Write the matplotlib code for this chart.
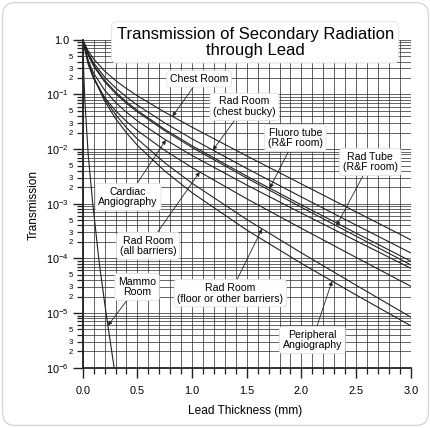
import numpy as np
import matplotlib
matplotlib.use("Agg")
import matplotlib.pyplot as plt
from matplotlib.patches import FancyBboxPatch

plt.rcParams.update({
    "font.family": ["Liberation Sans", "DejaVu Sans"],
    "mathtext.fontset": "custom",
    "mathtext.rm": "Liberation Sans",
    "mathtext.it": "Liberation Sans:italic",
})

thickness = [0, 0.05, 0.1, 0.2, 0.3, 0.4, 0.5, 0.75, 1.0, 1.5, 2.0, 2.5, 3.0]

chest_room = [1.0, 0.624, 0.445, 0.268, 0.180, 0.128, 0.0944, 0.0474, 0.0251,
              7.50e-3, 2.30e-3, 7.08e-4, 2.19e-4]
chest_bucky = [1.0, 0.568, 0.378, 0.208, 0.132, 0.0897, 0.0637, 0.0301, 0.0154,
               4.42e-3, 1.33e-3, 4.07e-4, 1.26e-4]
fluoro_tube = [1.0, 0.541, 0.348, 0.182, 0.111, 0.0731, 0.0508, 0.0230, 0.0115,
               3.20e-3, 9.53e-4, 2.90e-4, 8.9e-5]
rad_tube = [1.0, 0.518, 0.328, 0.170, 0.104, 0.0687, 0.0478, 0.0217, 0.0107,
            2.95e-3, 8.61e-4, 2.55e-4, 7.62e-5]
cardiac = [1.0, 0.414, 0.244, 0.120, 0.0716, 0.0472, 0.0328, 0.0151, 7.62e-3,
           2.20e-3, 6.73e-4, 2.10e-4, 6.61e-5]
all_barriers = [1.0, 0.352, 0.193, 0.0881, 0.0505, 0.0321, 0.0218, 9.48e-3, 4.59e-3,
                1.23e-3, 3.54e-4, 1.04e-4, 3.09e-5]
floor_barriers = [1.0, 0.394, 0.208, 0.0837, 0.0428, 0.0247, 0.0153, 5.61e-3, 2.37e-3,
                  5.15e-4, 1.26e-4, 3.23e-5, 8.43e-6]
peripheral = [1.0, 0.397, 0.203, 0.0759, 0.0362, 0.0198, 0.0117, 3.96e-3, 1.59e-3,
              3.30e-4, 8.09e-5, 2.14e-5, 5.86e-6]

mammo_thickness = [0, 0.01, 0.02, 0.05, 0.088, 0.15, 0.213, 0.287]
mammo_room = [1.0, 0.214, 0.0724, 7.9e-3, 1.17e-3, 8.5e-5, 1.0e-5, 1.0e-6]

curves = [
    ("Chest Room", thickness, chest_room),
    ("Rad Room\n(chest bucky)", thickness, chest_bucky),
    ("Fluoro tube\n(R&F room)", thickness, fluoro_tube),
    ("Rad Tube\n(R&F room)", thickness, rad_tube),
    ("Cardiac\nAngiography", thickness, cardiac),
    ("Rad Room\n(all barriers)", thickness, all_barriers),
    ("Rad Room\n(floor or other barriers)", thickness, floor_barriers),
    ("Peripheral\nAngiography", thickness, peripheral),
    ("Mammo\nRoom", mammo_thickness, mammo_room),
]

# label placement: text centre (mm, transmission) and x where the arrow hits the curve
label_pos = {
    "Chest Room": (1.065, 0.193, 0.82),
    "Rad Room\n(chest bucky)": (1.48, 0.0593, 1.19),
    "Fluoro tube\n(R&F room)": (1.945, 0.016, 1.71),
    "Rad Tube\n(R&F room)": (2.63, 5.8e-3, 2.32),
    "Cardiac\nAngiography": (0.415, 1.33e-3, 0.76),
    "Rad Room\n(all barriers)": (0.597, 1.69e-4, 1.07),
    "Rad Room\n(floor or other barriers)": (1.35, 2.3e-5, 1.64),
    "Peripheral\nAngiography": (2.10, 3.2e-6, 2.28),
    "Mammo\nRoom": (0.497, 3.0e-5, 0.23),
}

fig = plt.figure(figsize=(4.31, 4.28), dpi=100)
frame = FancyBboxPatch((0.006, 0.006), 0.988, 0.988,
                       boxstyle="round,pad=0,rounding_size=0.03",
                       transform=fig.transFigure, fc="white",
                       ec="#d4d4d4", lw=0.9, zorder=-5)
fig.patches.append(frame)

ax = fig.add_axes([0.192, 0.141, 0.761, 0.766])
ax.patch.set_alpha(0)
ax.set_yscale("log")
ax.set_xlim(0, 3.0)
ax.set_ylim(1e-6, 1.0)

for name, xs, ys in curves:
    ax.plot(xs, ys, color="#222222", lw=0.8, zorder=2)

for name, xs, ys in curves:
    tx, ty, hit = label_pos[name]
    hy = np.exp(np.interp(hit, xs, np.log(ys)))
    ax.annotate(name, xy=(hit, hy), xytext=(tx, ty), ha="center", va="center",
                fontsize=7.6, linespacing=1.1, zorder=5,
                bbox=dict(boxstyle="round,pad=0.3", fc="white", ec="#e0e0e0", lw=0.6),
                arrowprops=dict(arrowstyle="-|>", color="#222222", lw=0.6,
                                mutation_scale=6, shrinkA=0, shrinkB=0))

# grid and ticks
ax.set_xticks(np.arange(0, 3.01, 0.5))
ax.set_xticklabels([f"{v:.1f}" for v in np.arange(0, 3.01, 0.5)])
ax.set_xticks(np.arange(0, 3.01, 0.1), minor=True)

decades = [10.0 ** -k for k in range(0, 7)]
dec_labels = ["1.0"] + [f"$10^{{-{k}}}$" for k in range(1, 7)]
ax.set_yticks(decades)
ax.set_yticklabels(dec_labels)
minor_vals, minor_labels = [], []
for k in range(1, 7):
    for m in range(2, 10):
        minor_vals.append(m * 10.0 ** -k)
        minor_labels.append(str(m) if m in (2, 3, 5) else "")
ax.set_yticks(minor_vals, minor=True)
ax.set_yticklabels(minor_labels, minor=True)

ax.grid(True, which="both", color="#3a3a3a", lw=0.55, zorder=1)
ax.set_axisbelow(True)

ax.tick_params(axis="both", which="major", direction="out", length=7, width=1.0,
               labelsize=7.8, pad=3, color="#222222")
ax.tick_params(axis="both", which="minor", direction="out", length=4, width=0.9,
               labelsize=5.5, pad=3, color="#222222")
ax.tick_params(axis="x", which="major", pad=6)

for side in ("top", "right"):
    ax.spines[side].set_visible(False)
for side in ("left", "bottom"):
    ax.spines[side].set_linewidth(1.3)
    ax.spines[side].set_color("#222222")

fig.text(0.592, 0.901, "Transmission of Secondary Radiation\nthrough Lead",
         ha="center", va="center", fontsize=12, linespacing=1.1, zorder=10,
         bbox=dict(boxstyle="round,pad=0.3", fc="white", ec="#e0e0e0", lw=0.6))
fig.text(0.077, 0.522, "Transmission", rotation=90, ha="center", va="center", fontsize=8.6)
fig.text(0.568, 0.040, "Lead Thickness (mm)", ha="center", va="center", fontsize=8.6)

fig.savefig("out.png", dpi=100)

▶ **What you have to do**: Write out an exact copy of the listing, first line through the line containing "2.0, 2.5, 3.0]", with the pictures left out.

▶ **Response to the task**:
Write the matplotlib code for this chart.
import numpy as np
import matplotlib
matplotlib.use("Agg")
import matplotlib.pyplot as plt
from matplotlib.patches import FancyBboxPatch

plt.rcParams.update({
    "font.family": ["Liberation Sans", "DejaVu Sans"],
    "mathtext.fontset": "custom",
    "mathtext.rm": "Liberation Sans",
    "mathtext.it": "Liberation Sans:italic",
})

thickness = [0, 0.05, 0.1, 0.2, 0.3, 0.4, 0.5, 0.75, 1.0, 1.5, 2.0, 2.5, 3.0]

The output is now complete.